◆ **Required task**: Quote the records exactly, starting at the first line and stopping after the line with "Path.LINETO, Path.LINETO, Path.CLOSEPOLY])"; skip the pictures.

══════

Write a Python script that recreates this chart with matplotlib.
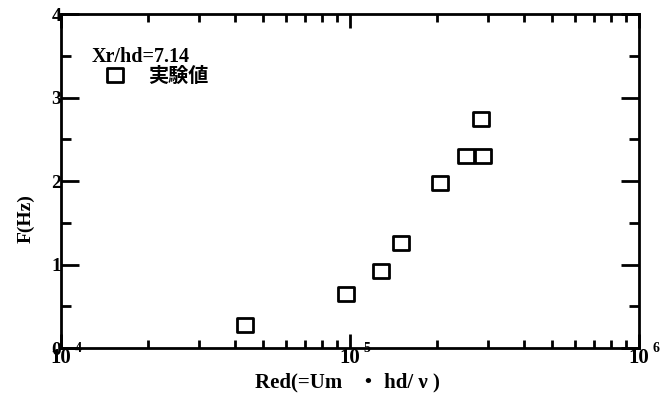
import matplotlib
matplotlib.use('Agg')
import matplotlib.pyplot as plt
from matplotlib import transforms
from matplotlib.path import Path
from matplotlib.ticker import LogLocator, MultipleLocator, NullFormatter, FixedLocator

# データ
re_d = [43300, 96600, 128000, 150000, 205000, 251000, 288000, 283000]
freq = [0.28, 0.65, 0.92, 1.26, 1.98, 2.30, 2.30, 2.74]
x_exp = [4, 5, 6]
y_ticks = [0, 1, 2, 3, 4]
serie_label = '実験値'
cond_label = 'Xr/hd=7.14'

plt.rcParams['font.family'] = ['Liberation Serif', 'Noto Sans CJK JP']
plt.rcParams['font.weight'] = 'bold'

# 横長の四角マーカー
box = Path([(-0.6, -0.5), (0.6, -0.5), (0.6, 0.5), (-0.6, 0.5), (-0.6, -0.5)],
           [Path.MOVETO, Path.LINETO, Path.LINETO, Path.LINETO, Path.CLOSEPOLY])

fig = plt.figure(figsize=(6.69, 3.96), dpi=100)
ax = fig.add_axes([0.0912, 0.1212, 0.8640, 0.8434])
ax.plot(re_d, freq, linestyle='none', marker=box, markersize=11.5,
        mfc='none', mec='black', mew=2, label=serie_label)

ax.set_xscale('log')
ax.set_xlim(10 ** x_exp[0], 10 ** x_exp[-1])
ax.set_ylim(y_ticks[0], y_ticks[-1])
ax.xaxis.set_major_locator(FixedLocator([10 ** e for e in x_exp]))
ax.xaxis.set_minor_locator(LogLocator(base=10, subs=range(2, 10)))
ax.xaxis.set_major_formatter(NullFormatter())
ax.xaxis.set_minor_formatter(NullFormatter())
ax.yaxis.set_major_locator(FixedLocator(y_ticks))
ax.yaxis.set_minor_locator(MultipleLocator(0.5))

for s in ax.spines.values():
    s.set_linewidth(2)
ax.tick_params(which='both', direction='in', top=True, right=True, width=2, labelsize=14)
ax.xaxis.set_tick_params(which='major', length=10)
ax.xaxis.set_tick_params(which='minor', length=6)
ax.yaxis.set_tick_params(which='major', length=13, pad=0)
ax.yaxis.set_tick_params(which='minor', length=7)

# 10^n ラベル
trans = transforms.blended_transform_factory(ax.transData, ax.transAxes)
for e in x_exp:
    ax.text(10 ** e, 0, '10', transform=trans, ha='center', va='top', fontsize=15)
    t2 = transforms.offset_copy(trans, fig=fig, x=10, y=4, units='points')
    ax.text(10 ** e, 0, str(e), transform=t2, ha='left', va='top', fontsize=10)

fig.text(0.039, 0.449, 'F(Hz)', rotation=90, ha='center', va='center', fontsize=14)
fig.text(0.519, 0.035, 'Red(=Um   ・ hd/ ν )', ha='center', va='center', fontsize=15)

leg = ax.legend(title=cond_label, loc='upper left', bbox_to_anchor=(82 / 669, 1 - 37 / 396),
                bbox_transform=fig.transFigure, frameon=False, borderpad=0,
                labelspacing=0, handlelength=2.3, handletextpad=0.5, alignment='left',
                prop={'size': 14.5, 'weight': 'bold'},
                title_fontproperties={'size': 14.5, 'weight': 'bold'})

fig.savefig('out.png', dpi=100)
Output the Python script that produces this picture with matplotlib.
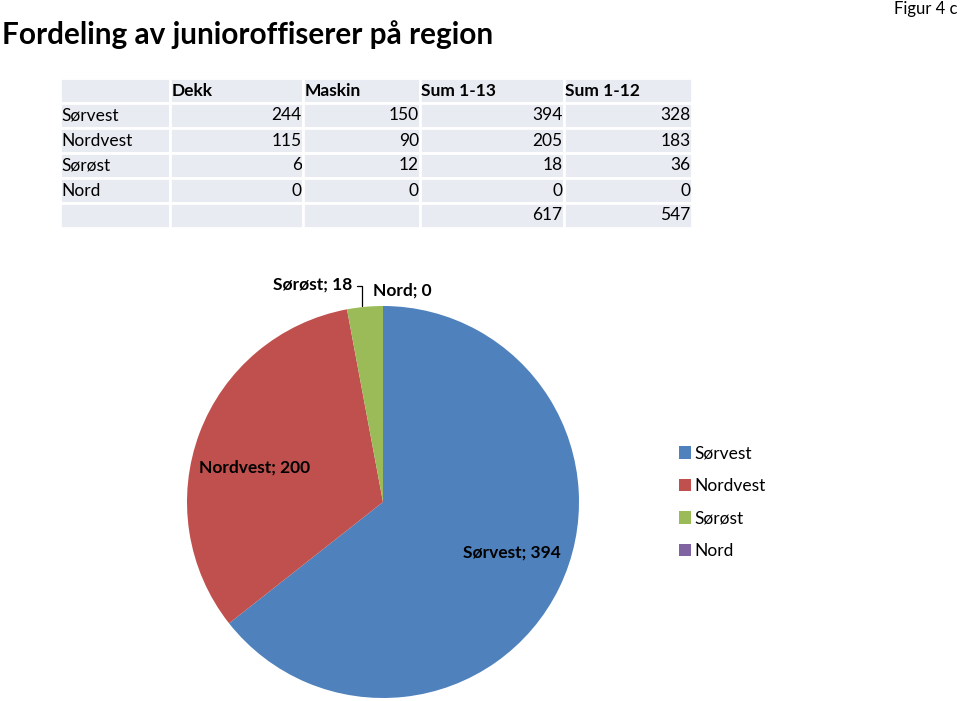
import numpy as np
import matplotlib.pyplot as plt

plt.rcParams['font.family'] = ['Lato', 'DejaVu Sans']

# tabelldata
kolonner = ["", "Dekk", "Maskin", "Sum 1-13", "Sum 1-12"]
regioner = ["Sørvest", "Nordvest", "Sørøst", "Nord"]
dekk = [244, 115, 6, 0]
maskin = [150, 90, 12, 0]
sum_1_13 = [394, 205, 18, 0]
sum_1_12 = [328, 183, 36, 0]
total_1_13 = 617
total_1_12 = 547

# kakediagram (etikettene i figuren viser 200 for Nordvest)
kake_verdier = [394, 200, 18, 0]
farger = ["#4F81BD", "#C0504D", "#9BBB59", "#8064A2"]

W, H = 960, 701
fig = plt.figure(figsize=(9.6, 7.01), dpi=100)

def fx(px):
    return px / W

def fy(py):
    return 1 - py / H

fig.text(fx(2), fy(35), "Fordeling av junioroffiserer på region",
         fontsize=21.4, fontweight="bold", va="center", ha="left")
fig.text(fx(957), fy(9), "Figur 4 c", fontsize=12, va="center", ha="right")

# tabell
tax = fig.add_axes([fx(60), fy(228), fx(692) - fx(60), fy(78) - fy(228)])
tax.axis("off")
celler = [kolonner]
for i, r in enumerate(regioner):
    celler.append([r, str(dekk[i]), str(maskin[i]), str(sum_1_13[i]), str(sum_1_12[i])])
celler.append(["", "", "", str(total_1_13), str(total_1_12)])
bredder = np.array([110, 133, 117, 144, 128], dtype=float)
tab = tax.table(cellText=celler, bbox=[0, 0, 1, 1], colWidths=list(bredder / bredder.sum()))
tab.auto_set_font_size(False)
for (r, c), cell in tab.get_celld().items():
    cell.set_facecolor("#E9EBF2")
    cell.set_edgecolor("white")
    cell.set_linewidth(2)
    txt = cell.get_text()
    txt.set_fontsize(12.5)
    if r == 0:
        txt.set_fontweight("bold")
        cell._loc = "left"
        txt.set_ha("left")
        cell.PAD = 0.01
    elif c == 0:
        cell._loc = "left"
        txt.set_ha("left")
        cell.PAD = 0.01
    else:
        cell._loc = "right"
        txt.set_ha("right")
        cell.PAD = 0.01

# kake
cx, cy, rad = 383, 502, 196
pax = fig.add_axes([fx(cx - rad), fy(cy + rad), fx(2 * rad), fy(cy - rad) - fy(cy + rad)])
wedges, _ = pax.pie(kake_verdier, colors=farger, startangle=90, counterclock=False,
                    radius=1, wedgeprops=dict(linewidth=0))
pax.set_xlim(-1, 1)
pax.set_ylim(-1, 1)
pax.set_aspect("auto")
pax.axis("off")

def midt(w):
    return np.deg2rad((w.theta1 + w.theta2) / 2)

for i, dx, dy in [(0, 0.03, 0.05), (1, 0.0, -0.07)]:
    a = midt(wedges[i])
    pax.text(0.7 * np.cos(a) + dx, 0.7 * np.sin(a) + dy,
             f"{regioner[i]}; {kake_verdier[i]}", fontsize=12.5, fontweight="bold",
             ha="center", va="center")

a = midt(wedges[2])
pax.annotate(f"{regioner[2]}; {kake_verdier[2]}", xy=(-0.107, np.sin(a) + 0.005),
             xytext=(-0.357, 1.112), textcoords="data", fontsize=12.5, fontweight="bold",
             ha="center", va="center", annotation_clip=False,
             arrowprops=dict(arrowstyle="-", color="black", lw=0.9,
                             connectionstyle="angle,angleA=0,angleB=90,rad=0",
                             shrinkA=1, shrinkB=0, relpos=(1.0, 0.35)))
pax.text(0.097, 1.08, f"{regioner[3]}; {kake_verdier[3]}", fontsize=12.5,
         fontweight="bold", ha="center", va="center")

fig.legend(wedges, regioner, loc="upper left", bbox_to_anchor=(fx(663), fy(430)),
           frameon=False, fontsize=12.5, handlelength=0.7, handleheight=0.7,
           handletextpad=0.2, labelspacing=0.95)

fig.savefig("out.png", dpi=100)
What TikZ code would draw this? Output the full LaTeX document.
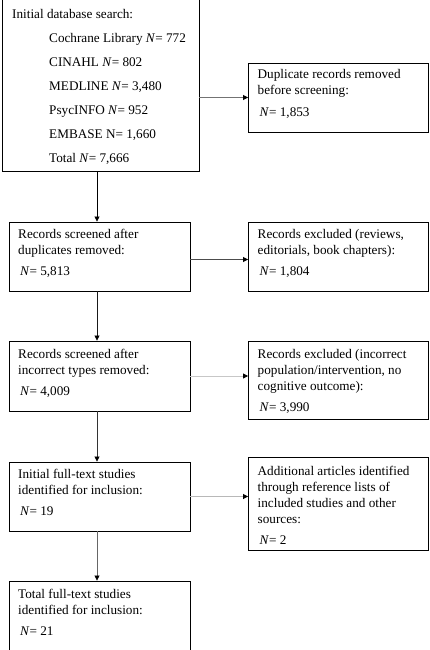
\documentclass[tikz,border=0pt]{standalone}
\usepackage{fontspec}
\setmainfont{Liberation Serif}
\usetikzlibrary{arrows.meta}
\newcommand{\nN}{\textit{N}}
\tikzset{
  box/.style={draw=black, line width=0.9pt, inner sep=0pt, fill=none},
  txt/.style={anchor=base west, inner sep=0pt},
  conn/.style={line width=0.8pt, -{Triangle[length=5pt,width=5pt,color=black]}},
}
\newcommand{\bt}[2][16]{\parbox[t]{178pt}{\fontsize{13.2}{#1}\selectfont\raggedright #2}}
\begin{document}
\begin{tikzpicture}[x=1pt,y=-1pt]
\useasboundingbox (0,0) rectangle (429,650);
\fill[white] (0,0) rectangle (429,650);
\clip (0,0) rectangle (429,650);
% boxes
\node[box, minimum width=197pt, minimum height=181pt] (top) at (100.5,80.5) {};
\node[box, minimum width=179.5pt, minimum height=69pt] (dup) at (338.25,97.5) {};
\node[box, minimum width=181pt, minimum height=69pt] (b2) at (99.5,256.5) {};
\node[box, minimum width=179.5pt, minimum height=69pt] (rv) at (338.25,256.5) {};
\node[box, minimum width=181pt, minimum height=70pt] (b3) at (99.5,376) {};
\node[box, minimum width=179.5pt, minimum height=78pt] (ex) at (338.25,380) {};
\node[box, minimum width=181pt, minimum height=69pt] (b4) at (99.5,496.5) {};
\node[box, minimum width=179.5pt, minimum height=93pt] (ad) at (338.25,503.5) {};
\node[box, minimum width=181pt, minimum height=89pt] (b5) at (99.5,625.5) {};
% texts
\node[txt] (ttop) at (12,19) {\parbox[t]{185pt}{\fontsize{13.2}{24}\selectfont
  Initial database search:\\
  \hspace*{37pt}Cochrane Library \nN= 772\\
  \hspace*{37pt}CINAHL \nN= 802\\
  \hspace*{37pt}MEDLINE \nN= 3,480\\
  \hspace*{37pt}PsycINFO \nN= 952\\
  \hspace*{37pt}EMBASE N= 1,660\\
  \hspace*{37pt}Total \nN= 7,666}};
\node[txt] (tdup) at (257.5,79) {\bt{Duplicate records removed\\ before screening:\\[6pt] \hspace*{2pt}\nN= 1,853}};
\node[txt] (tb2) at (18,238) {\bt{Records screened after\\ duplicates removed:\\[5pt] \hspace*{2pt}\nN= 5,813}};
\node[txt] (trv) at (257.5,238) {\bt{Records excluded (reviews,\\ editorials, book chapters):\\[5pt] \hspace*{2pt}\nN= 1,804}};
\node[txt] (tb3) at (18,358) {\bt{Records screened after\\ incorrect types removed:\\[5pt] \hspace*{2pt}\nN= 4,009}};
\node[txt] (tex) at (257.5,358) {\bt{Records excluded (incorrect\\ population/intervention, no\\ cognitive outcome):\\[5pt] \hspace*{2pt}\nN= 3,990}};
\node[txt] (tb4) at (18,478) {\bt{Initial full-text studies\\ identified for inclusion:\\[5pt] \hspace*{2pt}\nN= 19}};
\node[txt] (tad) at (257.5,475) {\bt{Additional articles identified\\ through reference lists of\\ included studies and other\\ sources:\\[5pt] \hspace*{2pt}\nN= 2}};
\node[txt] (tb5) at (18,598) {\bt{Total full-text studies\\ identified for inclusion:\\[5pt] \hspace*{2pt}\nN= 21}};
% connectors
\coordinate (axis) at (97,0);
\draw[conn, draw=black!55] (top.east |- dup.west) -- (dup.west);
\draw[conn, draw=black] (top.south -| axis) -- (b2.north -| axis);
\draw[conn, draw=black!70] ([yshift=-3pt]b2.east) -- ([yshift=-3pt]b2.east -| rv.west);
\draw[conn, draw=black!90] (b2.south -| axis) -- (b3.north -| axis);
\draw[conn, draw=black!22] (b3.east) -- (b3.east -| ex.west);
\draw[conn, draw=black!80] (b3.south -| axis) -- (b4.north -| axis);
\draw[conn, draw=black!28] (b4.east) -- (b4.east -| ad.west);
\draw[conn, draw=black!60] (b4.south -| axis) -- (b5.north -| axis);
\end{tikzpicture}
\end{document}
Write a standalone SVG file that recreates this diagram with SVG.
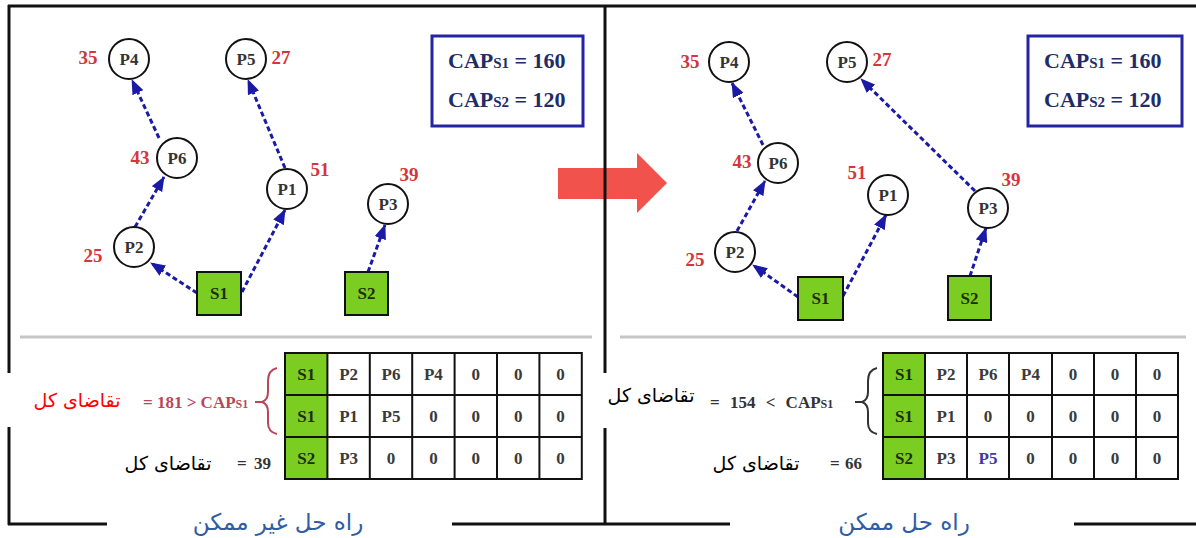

══════

◆ **Solved exercise**:
Write a Python script that recreates this chart with matplotlib.
import matplotlib
matplotlib.use('Agg')
import matplotlib.pyplot as plt
from matplotlib import transforms
from matplotlib.path import Path
from matplotlib.ticker import LogLocator, MultipleLocator, NullFormatter, FixedLocator

# データ
re_d = [43300, 96600, 128000, 150000, 205000, 251000, 288000, 283000]
freq = [0.28, 0.65, 0.92, 1.26, 1.98, 2.30, 2.30, 2.74]
x_exp = [4, 5, 6]
y_ticks = [0, 1, 2, 3, 4]
serie_label = '実験値'
cond_label = 'Xr/hd=7.14'

plt.rcParams['font.family'] = ['Liberation Serif', 'Noto Sans CJK JP']
plt.rcParams['font.weight'] = 'bold'

# 横長の四角マーカー
box = Path([(-0.6, -0.5), (0.6, -0.5), (0.6, 0.5), (-0.6, 0.5), (-0.6, -0.5)],
           [Path.MOVETO, Path.LINETO, Path.LINETO, Path.LINETO, Path.CLOSEPOLY])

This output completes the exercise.